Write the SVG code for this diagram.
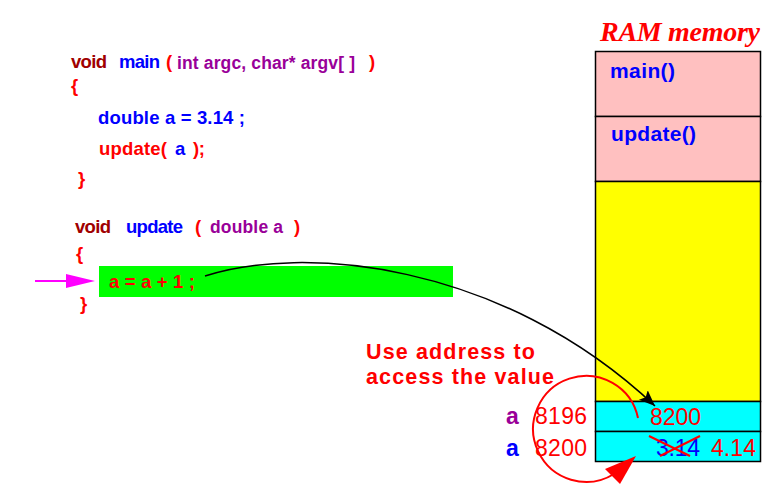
<svg xmlns="http://www.w3.org/2000/svg" width="782" height="484" viewBox="0 0 782 484">
<style>
text{font-family:"Liberation Sans",Arial,sans-serif;font-weight:bold}
.c{font-size:18.5px}
.p{font-size:17.5px}
.dr{fill:#a00000}
.bl{fill:#0000ff}
.rd{fill:#ff0000}
.pu{fill:#990099}
.mem{font-size:21px}
.num{font-size:23px;font-weight:normal}
.cell{stroke:#000;stroke-width:1.5}
</style>
<defs>
<marker id="ah" viewBox="0 0 10 10" refX="10" refY="5" markerWidth="16" markerHeight="16" markerUnits="userSpaceOnUse" orient="auto">
<path d="M0,1 L10,5 L0,9 L2,5 z" fill="#000"/>
</marker>
</defs>
<rect width="782" height="484" fill="#fff"/>

<g id="code-main">
<text class="c dr" x="71" y="68" textLength="36">void</text>
<text class="c bl" x="119" y="68" textLength="41">main</text>
<text class="c rd" x="166" y="68">(</text>
<text class="p pu" x="177" y="69" textLength="178" lengthAdjust="spacing">int argc, char* argv[ ]</text>
<text class="c rd" x="369" y="68">)</text>
<text class="c rd" x="71" y="92">{</text>
<text class="c bl" x="98" y="124" textLength="147" lengthAdjust="spacing">double a = 3.14 ;</text>
<text class="c rd" x="99" y="155" textLength="68">update(</text>
<text class="c bl" x="175" y="155">a</text>
<text class="c rd" x="193" y="155" textLength="12">);</text>
<text class="c rd" x="78" y="185">}</text>
</g>

<g id="code-update">
<text class="c dr" x="75" y="233" textLength="36">void</text>
<text class="c bl" x="126" y="233" textLength="57">update</text>
<text class="c rd" x="195" y="233">(</text>
<text class="p pu" x="210" y="233" textLength="73" lengthAdjust="spacing">double a</text>
<text class="c rd" x="294" y="233">)</text>
<text class="c rd" x="76" y="260">{</text>
<g id="stmt">
<rect x="99" y="266" width="354" height="31" fill="#00ff00"/>
<text class="c rd" x="109" y="288" textLength="86" lengthAdjust="spacing">a = a + 1 ;</text>
</g>
<text class="c rd" x="80" y="310">}</text>
</g>

<g id="ram">
<text x="600" y="41" fill="#ff0000" style="font-family:'Liberation Serif','Times New Roman',serif;font-style:italic;font-size:28px" textLength="160" lengthAdjust="spacing">RAM memory</text>
<rect class="cell" x="595.5" y="51.5" width="165" height="65" fill="#ffc0c0"/>
<rect class="cell" x="595.5" y="116.5" width="165" height="65" fill="#ffc0c0"/>
<rect class="cell" x="595.5" y="181.5" width="165" height="220" fill="#ffff00"/>
<rect class="cell" x="595.5" y="401.5" width="165" height="30" fill="#00ffff"/>
<rect class="cell" x="595.5" y="431.5" width="165" height="30" fill="#00ffff"/>
<text class="mem bl" x="610" y="78" textLength="65" lengthAdjust="spacing">main()</text>
<text class="mem bl" x="611" y="141" textLength="85" lengthAdjust="spacing">update()</text>
<text class="num rd" x="650" y="425" textLength="51">8200</text>
<text class="num bl" x="656" y="456" textLength="44">3.14</text>
<text class="num rd" x="711" y="456" textLength="45">4.14</text>
<path d="M649,436 L690,456 M660,456 L700,436" stroke="#ff0000" stroke-width="2" fill="none"/>
</g>

<g id="addresses">
<text x="506" y="424" style="font-size:23px;fill:#990099">a</text>
<text class="num rd" x="535" y="424" textLength="52">8196</text>
<text class="bl" x="506" y="456" style="font-size:23px">a</text>
<text class="num rd" x="535" y="456" textLength="52">8200</text>
</g>

<g id="note">
<text class="rd" x="366" y="359" style="font-size:21.5px" textLength="169" lengthAdjust="spacing">Use address to</text>
<text class="rd" x="366" y="384" style="font-size:21.5px" textLength="188" lengthAdjust="spacing">access the value</text>
</g>

<g id="connectors">
<path d="M205,276 C300,245 500,260 655,406" fill="none" stroke="#000" stroke-width="1.5" marker-end="url(#ah)"/>
<path d="M35,281 L70,281" stroke="#ff00ff" stroke-width="2"/>
<path d="M66,274 L95,281 L66,288 z" fill="#ff00ff"/>
<path d="M638,418 A53,53 0 1 0 614,474" fill="none" stroke="#ff0000" stroke-width="2"/>
<path d="M636,456 L605,469 L620,484 z" fill="#ff0000"/>
</g>
</svg>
○ ○ ○ ○ ○ ○ ○
▸ **What is expected**
Every line of the data should be copied as it stands, without the images.

▸ **The result**
Write the SVG code for this diagram.
<svg xmlns="http://www.w3.org/2000/svg" width="782" height="484" viewBox="0 0 782 484">
<style>
text{font-family:"Liberation Sans",Arial,sans-serif;font-weight:bold}
.c{font-size:18.5px}
.p{font-size:17.5px}
.dr{fill:#a00000}
.bl{fill:#0000ff}
.rd{fill:#ff0000}
.pu{fill:#990099}
.mem{font-size:21px}
.num{font-size:23px;font-weight:normal}
.cell{stroke:#000;stroke-width:1.5}
</style>
<defs>
<marker id="ah" viewBox="0 0 10 10" refX="10" refY="5" markerWidth="16" markerHeight="16" markerUnits="userSpaceOnUse" orient="auto">
<path d="M0,1 L10,5 L0,9 L2,5 z" fill="#000"/>
</marker>
</defs>
<rect width="782" height="484" fill="#fff"/>

<g id="code-main">
<text class="c dr" x="71" y="68" textLength="36">void</text>
<text class="c bl" x="119" y="68" textLength="41">main</text>
<text class="c rd" x="166" y="68">(</text>
<text class="p pu" x="177" y="69" textLength="178" lengthAdjust="spacing">int argc, char* argv[ ]</text>
<text class="c rd" x="369" y="68">)</text>
<text class="c rd" x="71" y="92">{</text>
<text class="c bl" x="98" y="124" textLength="147" lengthAdjust="spacing">double a = 3.14 ;</text>
<text class="c rd" x="99" y="155" textLength="68">update(</text>
<text class="c bl" x="175" y="155">a</text>
<text class="c rd" x="193" y="155" textLength="12">);</text>
<text class="c rd" x="78" y="185">}</text>
</g>

<g id="code-update">
<text class="c dr" x="75" y="233" textLength="36">void</text>
<text class="c bl" x="126" y="233" textLength="57">update</text>
<text class="c rd" x="195" y="233">(</text>
<text class="p pu" x="210" y="233" textLength="73" lengthAdjust="spacing">double a</text>
<text class="c rd" x="294" y="233">)</text>
<text class="c rd" x="76" y="260">{</text>
<g id="stmt">
<rect x="99" y="266" width="354" height="31" fill="#00ff00"/>
<text class="c rd" x="109" y="288" textLength="86" lengthAdjust="spacing">a = a + 1 ;</text>
</g>
<text class="c rd" x="80" y="310">}</text>
</g>

<g id="ram">
<text x="600" y="41" fill="#ff0000" style="font-family:'Liberation Serif','Times New Roman',serif;font-style:italic;font-size:28px" textLength="160" lengthAdjust="spacing">RAM memory</text>
<rect class="cell" x="595.5" y="51.5" width="165" height="65" fill="#ffc0c0"/>
<rect class="cell" x="595.5" y="116.5" width="165" height="65" fill="#ffc0c0"/>
<rect class="cell" x="595.5" y="181.5" width="165" height="220" fill="#ffff00"/>
<rect class="cell" x="595.5" y="401.5" width="165" height="30" fill="#00ffff"/>
<rect class="cell" x="595.5" y="431.5" width="165" height="30" fill="#00ffff"/>
<text class="mem bl" x="610" y="78" textLength="65" lengthAdjust="spacing">main()</text>
<text class="mem bl" x="611" y="141" textLength="85" lengthAdjust="spacing">update()</text>
<text class="num rd" x="650" y="425" textLength="51">8200</text>
<text class="num bl" x="656" y="456" textLength="44">3.14</text>
<text class="num rd" x="711" y="456" textLength="45">4.14</text>
<path d="M649,436 L690,456 M660,456 L700,436" stroke="#ff0000" stroke-width="2" fill="none"/>
</g>

<g id="addresses">
<text x="506" y="424" style="font-size:23px;fill:#990099">a</text>
<text class="num rd" x="535" y="424" textLength="52">8196</text>
<text class="bl" x="506" y="456" style="font-size:23px">a</text>
<text class="num rd" x="535" y="456" textLength="52">8200</text>
</g>

<g id="note">
<text class="rd" x="366" y="359" style="font-size:21.5px" textLength="169" lengthAdjust="spacing">Use address to</text>
<text class="rd" x="366" y="384" style="font-size:21.5px" textLength="188" lengthAdjust="spacing">access the value</text>
</g>

<g id="connectors">
<path d="M205,276 C300,245 500,260 655,406" fill="none" stroke="#000" stroke-width="1.5" marker-end="url(#ah)"/>
<path d="M35,281 L70,281" stroke="#ff00ff" stroke-width="2"/>
<path d="M66,274 L95,281 L66,288 z" fill="#ff00ff"/>
<path d="M638,418 A53,53 0 1 0 614,474" fill="none" stroke="#ff0000" stroke-width="2"/>
<path d="M636,456 L605,469 L620,484 z" fill="#ff0000"/>
</g>
</svg>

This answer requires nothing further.